That Whole Rigamarole

Thursday, March 20, 2003

Operation Iraqi Freedom as Aikido

InstaPundit uses terms such as "PR Jiu Jitsu" or "political jiu jitsu" to describe seeming to yield to the opposition as a prelude to an effective counterattack. I myself practice aikido, so I like to think of that same idea as an example of aikido, which indeed developed from jiu jitsu and other Japanese martial arts. We use the term "blend with the attack" to express the idea of not opposing an attack directly with muscle, but instead following and then re-directing the attack and using the energy against the opponent.

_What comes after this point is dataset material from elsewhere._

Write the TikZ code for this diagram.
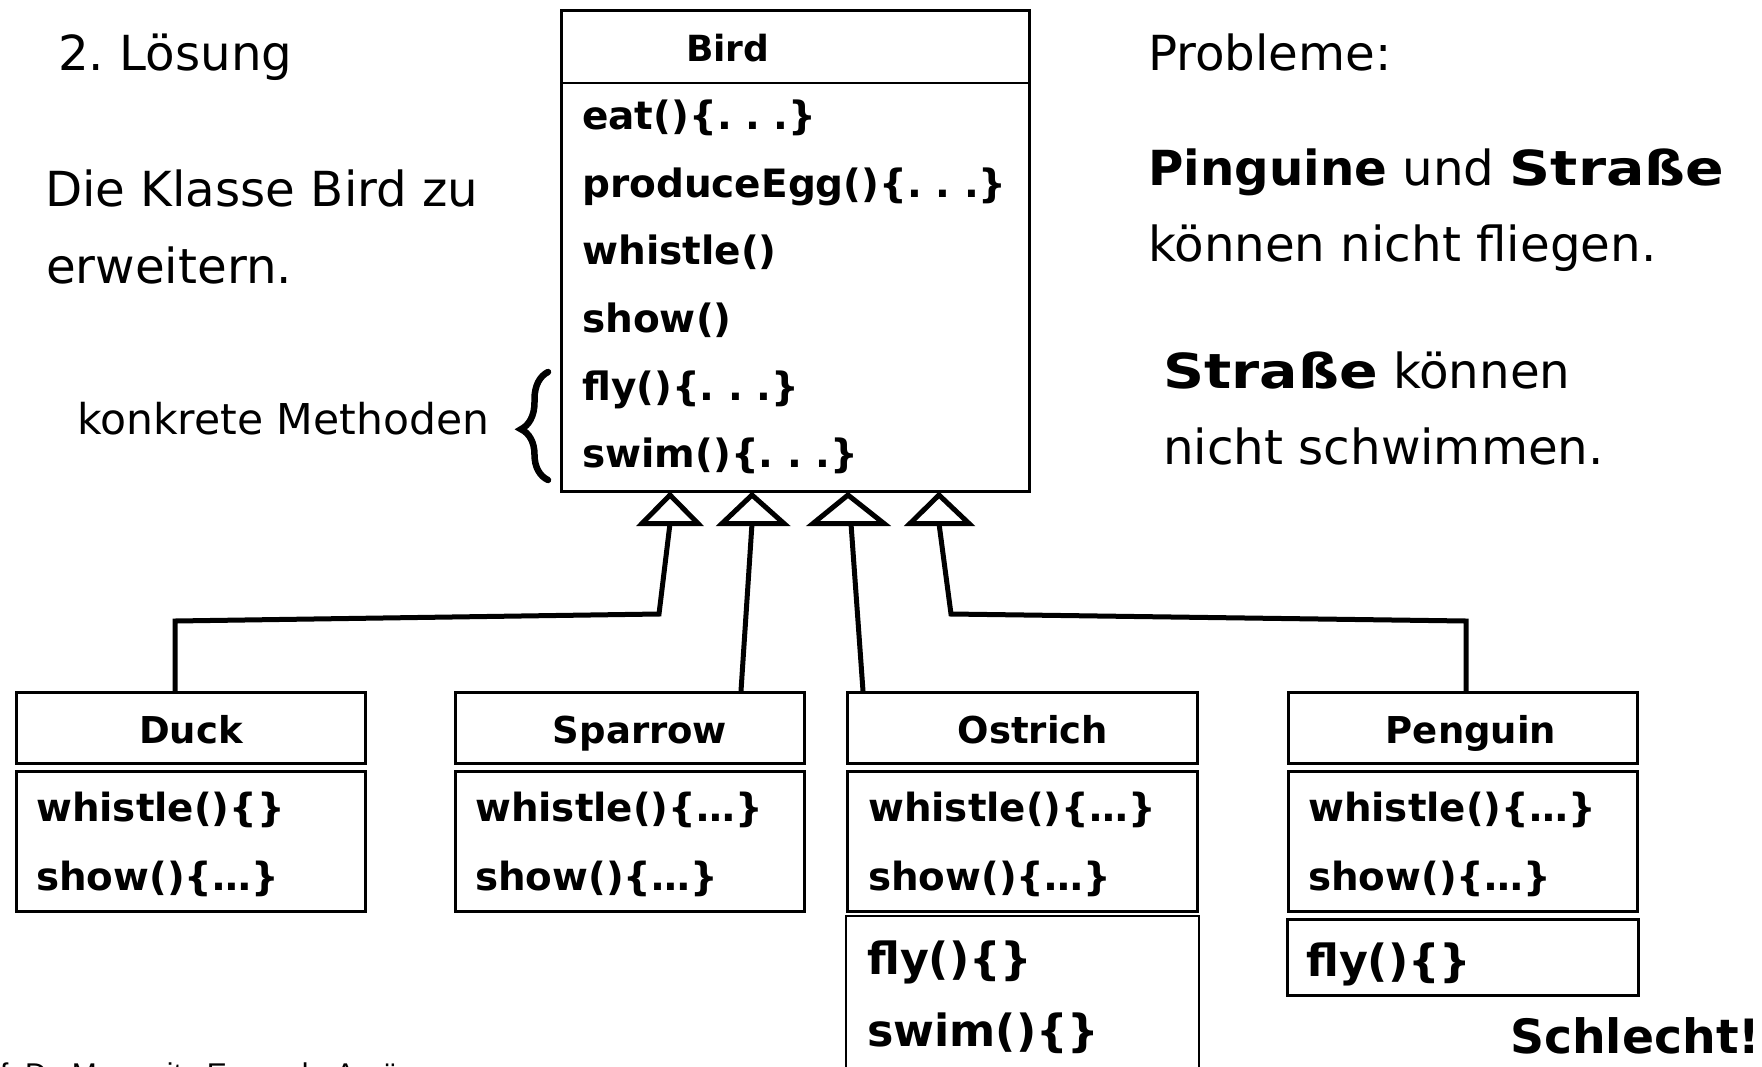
\documentclass[tikz,border=0pt]{standalone}
\usepackage{fontspec}
\usepackage{graphicx}
\setmainfont{DejaVu Sans}
\newfontfamily\footfamily{Liberation Sans}
\usetikzlibrary{decorations.pathreplacing}
\newcommand\birdfont{\fontsize{39}{42}\selectfont\bfseries}
\newcommand\titlefont{\fontsize{37}{40}\selectfont\bfseries}
\newcommand\birdtitlefont{\fontsize{36}{40}\selectfont\bfseries}
\newcommand\subfont{\fontsize{38.8}{40}\selectfont\bfseries}
\newcommand\extrafont{\fontsize{44.3}{46}\selectfont\bfseries}
\newcommand\bigtext{\fontsize{48.3}{52}\selectfont}
\newcommand\midtext{\fontsize{42.5}{46}\selectfont}
\newcommand\badfont{\fontsize{47.3}{50}\selectfont\bfseries}
\newcommand\footfont{\footfamily\fontsize{30}{32}\selectfont}
\newcommand\strasse{\scalebox{1.18}[1]{\textbf{Straße}}}
\tikzset{
  umlbox/.style={draw, line width=2.5pt, inner sep=0pt, anchor=north west},
  boxline/.style={line width=2.5pt},
  conn/.style={line width=5pt, line join=miter},
  tri/.style={line width=5pt, line join=miter, fill=white, draw},
  txt/.style={inner sep=0pt, anchor=base west},
  ctxt/.style={inner sep=0pt, anchor=base},
}
\begin{document}
\frenchspacing
\begin{tikzpicture}[x=1pt,y=-1pt]
\useasboundingbox (0,0) rectangle (1762,1066);
\fill[white] (0,0) rectangle (1762,1066);

% ---------- connectors ----------
\coordinate (b1) at (670,523.5);
\coordinate (b2) at (752,523.5);
\coordinate (b3) at (851,523.5);
\coordinate (b4) at (939,523.5);
\coordinate (d0) at (175,691);
\coordinate (d1) at (175,621);
\coordinate (d2) at (659,614);
\coordinate (s0) at (741,691);
\coordinate (o0) at (863,691);
\coordinate (p0) at (1466,691);
\coordinate (p1) at (1466,621);
\coordinate (p2) at (951,614);
\draw[conn] (d0) -- (d1) -- (d2) -- (b1);
\draw[conn] (s0) -- (b2);
\draw[conn] (o0) -- (b3);
\draw[conn] (p0) -- (p1) -- (p2) -- (b4);

% ---------- triangles (generalisation heads) ----------
\draw[tri] (670,495) -- (642,523.5) -- (698,523.5) -- cycle;
\draw[tri] (752,495) -- (722,523.5) -- (784,523.5) -- cycle;
\draw[tri] (848,495) -- (813,523.5) -- (884,523.5) -- cycle;
\draw[tri] (939,495) -- (910,523.5) -- (969,523.5) -- cycle;

% ---------- Bird ----------
\node[umlbox, minimum width=468pt, minimum height=481pt] (bird) at (560,9) {};
\draw[boxline] ([yshift=-74pt]bird.north west) -- ([yshift=-74pt]bird.north east);
\node[txt, font=\birdtitlefont] (birdname) at (686,61) {Bird};
\node[txt, font=\birdfont] (bm1) at (582,129) {eat()\{. . .\}};
\node[txt, font=\birdfont] (bm2) at (582,197) {produceEgg()\{. . .\}};
\node[txt, font=\birdfont] (bm3) at (582,264) {whistle()};
\node[txt, font=\birdfont] (bm4) at (582,332) {show()};
\node[txt, font=\birdfont] (bm5) at (582,400) {fly()\{. . .\}};
\node[txt, font=\birdfont] (bm6) at (582,467) {swim()\{. . .\}};

% ---------- brace ----------
\coordinate (brbot) at (548,480);
\coordinate (brtop) at (548,372);
\draw[line width=6.5pt, line cap=round, decorate, decoration={brace, amplitude=27pt, aspect=0.47}] (brbot) -- (brtop);
\node[txt, font=\midtext] (konkret) at (77,434) {konkrete Methoden};

% ---------- left texts ----------
\node[txt, font=\bigtext] (loesung) at (58,70) {2. Lösung};
\node[txt, font=\bigtext] (klasse1) at (45,206) {Die Klasse Bird zu};
\node[txt, font=\bigtext] (klasse2) at (46,283) {erweitern.};

% ---------- right texts ----------
\node[txt, font=\bigtext] (probleme) at (1148,70) {Probleme:};
\node[txt, font=\bigtext] (prob1a) at (1148,185) {\textbf{Pinguine} und \strasse};
\node[txt, font=\bigtext] (prob1b) at (1148,261) {können nicht fliegen.};
\node[txt, font=\bigtext] (prob2a) at (1163,388) {\strasse{} können};
\node[txt, font=\bigtext] (prob2b) at (1163,464) {nicht schwimmen.};

% ---------- subclasses ----------
% Duck
\node[umlbox, minimum width=349pt, minimum height=71pt] (duckh) at (15,691) {};
\node[umlbox, minimum width=349pt, minimum height=140pt] (duckm) at (15,770) {};
\node[ctxt, font=\titlefont] (duckn) at (191,743) {Duck};
\node[txt, font=\subfont] (duck1) at (36,821) {whistle()\{\}};
\node[txt, font=\subfont] (duck2) at (36,890) {show()\{…\}};
% Sparrow
\node[umlbox, minimum width=349pt, minimum height=71pt] (sparh) at (454,691) {};
\node[umlbox, minimum width=349pt, minimum height=140pt] (sparm) at (454,770) {};
\node[ctxt, font=\titlefont] (sparn) at (640,743) {Sparrow};
\node[txt, font=\subfont] (spar1) at (475,821) {whistle()\{…\}};
\node[txt, font=\subfont] (spar2) at (475,890) {show()\{…\}};
% Ostrich
\node[umlbox, minimum width=350pt, minimum height=71pt] (ostrh) at (846,691) {};
\node[umlbox, minimum width=350pt, minimum height=140pt] (ostrm) at (846,770) {};
\node[ctxt, font=\titlefont] (ostrn) at (1033,743) {Ostrich};
\node[txt, font=\subfont] (ostr1) at (868,821) {whistle()\{…\}};
\node[txt, font=\subfont] (ostr2) at (868,890) {show()\{…\}};
\draw[boxline] (846,1070) -- (846,916) -- (1199,916) -- (1199,1070);
\node[txt, font=\extrafont] (ostr3) at (867,974) {fly()\{\}};
\node[txt, font=\extrafont] (ostr4) at (867,1046) {swim()\{\}};
% Penguin
\node[umlbox, minimum width=349pt, minimum height=71pt] (pengh) at (1287,691) {};
\node[umlbox, minimum width=349pt, minimum height=140pt] (pengm) at (1287,770) {};
\node[ctxt, font=\titlefont] (pengn) at (1471,743) {Penguin};
\node[txt, font=\subfont] (peng1) at (1308,821) {whistle()\{…\}};
\node[txt, font=\subfont] (peng2) at (1308,890) {show()\{…\}};
\node[umlbox, minimum width=351pt, minimum height=76pt] (pengx) at (1286,918) {};
\node[txt, font=\extrafont] (peng3) at (1306,976) {fly()\{\}};

% ---------- verdict and footer ----------
\node[txt, font=\badfont] (schlecht) at (1510,1053) {Schlecht!};
\node[txt, font=\footfont] (footer) at (0,1084) {f. Dr. Margarita Esponda-Argüero};
\end{tikzpicture}
\end{document}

I am thinking now that maybe there never was a firm intent to use "shock and awe" in the beginning of this campaign in Iraq. Instead, we are responding to attacks proportionately, while putting our forces in better positions to deliver effective counterattacks. We can think of this as a little bit like aikido. And there is another analogy: in aikido we sometimes employ strikes called "atemi" that are not primary techniques, but are used in conjunction with techniques. The purpose of atemi is to stun or distract the opponent so that he is less likely to resist the technique effectively. These limited but precise attacks on leadership targets in Baghdad are a little bit like atemi. The Iraqi military has not been able to mount effective resistance, and these "atemi" are probably part of the reason why. I hope the aikido analogy holds up throughout the war, because to me that could mean that Iraq will end up subdued and harmless but not disabled or dead. Except for Saddam's circle and the major Ba'ath apparatchiks. They need to end up dead.

By the way, sometimes people describe aikido as "nonviolent." That doesn't really make much sense if you think about it. As one of my aikido teachers once said, "There is nothing nonviolent about throwing somebody to the ground." So the fact is, I practice violence a couple of times a week as a means of self-improvement. That's a little weird, but keep in mind that this is a violent world, and being able to approach violence in a thoughtful, ethical manner is a really useful skill.